Permission structures also influence depth. Some relationships and contexts implicitly discourage personal exchange. Others welcome it. Pay attention to which connections feel receptive to substance and invest your deeper conversation energy there. Not everyone wants or benefits from profound dialogue, and that’s information worth having.

Embracing Your Conversational Strengths

Introverts bring genuine assets to meaningful conversation: listening deeply, considering before responding, noticing subtle cues, and valuing quality over quantity. These tendencies, often viewed as social limitations, become advantages when the goal shifts from performance to connection.

After years of feeling like a conversational outsider, I realized that my preference for depth wasn’t a deficit but a different approach. The colleagues and clients who valued substance sought me out precisely because I wasn’t interested in surface exchange. Authenticity attracts those who value it, while repelling those who don’t.

Your natural inclination toward meaningful dialogue isn’t something to overcome but something to honor and develop. By building skills in deeper conversation, you work with your temperament rather than against it, creating the connections that genuinely nourish introvert wellbeing.

Explore more resources on introvert social dynamics in our complete Introvert Social Skills and Human Behavior Hub.

About the Author

Keith Lacy is an introvert who’s learned to embrace his true self later in life. With a background in marketing and a successful career in media and advertising, Keith has worked with some of the world’s biggest brands. As a senior leader in the industry, he has built a wealth of knowledge in marketing strategy. Now, he’s on a mission to educate both introverts and extroverts about the power of introversion and how understanding this personality trait can unlock new levels of productivity, self-awareness, and success.

Frequently Asked Questions

How can introverts start deeper conversations without seeming intrusive?

Beginning with slightly more personal follow-up questions to standard prompts allows natural progression toward depth. When someone mentions their work, asking what aspect feels most rewarding invites reflection without demanding vulnerability. Reading body language and verbal cues helps gauge receptivity, and matching the other person’s level of disclosure maintains balance in the exchange.

Are deeper conversations always better than small talk?

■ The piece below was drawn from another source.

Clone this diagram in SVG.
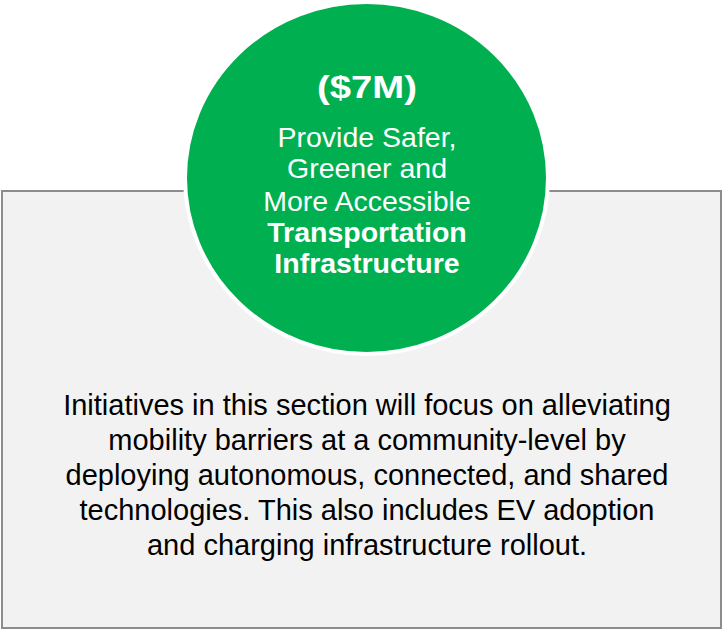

Context determines appropriateness. Brief interactions, professional settings with hierarchical dynamics, and situations requiring efficiency may call for lighter exchange. Meaningful conversation works best when both participants have time, interest, and psychological safety. The goal involves choosing depth strategically rather than eliminating surface dialogue entirely.

What topics work well for moving beyond small talk?

Questions about values, experiences, learning, and personal growth tend to invite substantive responses. Asking what someone finds meaningful in their work, what they’re currently curious about, or what shaped their perspective on a topic opens doors to authentic exchange. Avoid topics that might feel interrogative or controversial until trust develops.

How do introverts recover from emotionally intensive conversations?

Meaningful dialogue engages cognitive and emotional resources that require replenishment. Scheduling alone time after deep exchanges, engaging in restorative activities like reading or walking, and limiting the number of intensive conversations in a given period all support recovery. Recognizing that quality connections require energy helps introverts plan appropriately.

Can deeper conversation skills be developed over time?

Building meaningful dialogue capacity works like any skill development. Starting with low-stakes practice in trusted relationships, setting small intentions before social encounters, and reflecting on what works builds competence gradually. Prepared questions reduce cognitive load, and experience reveals which approaches resonate with different people and contexts.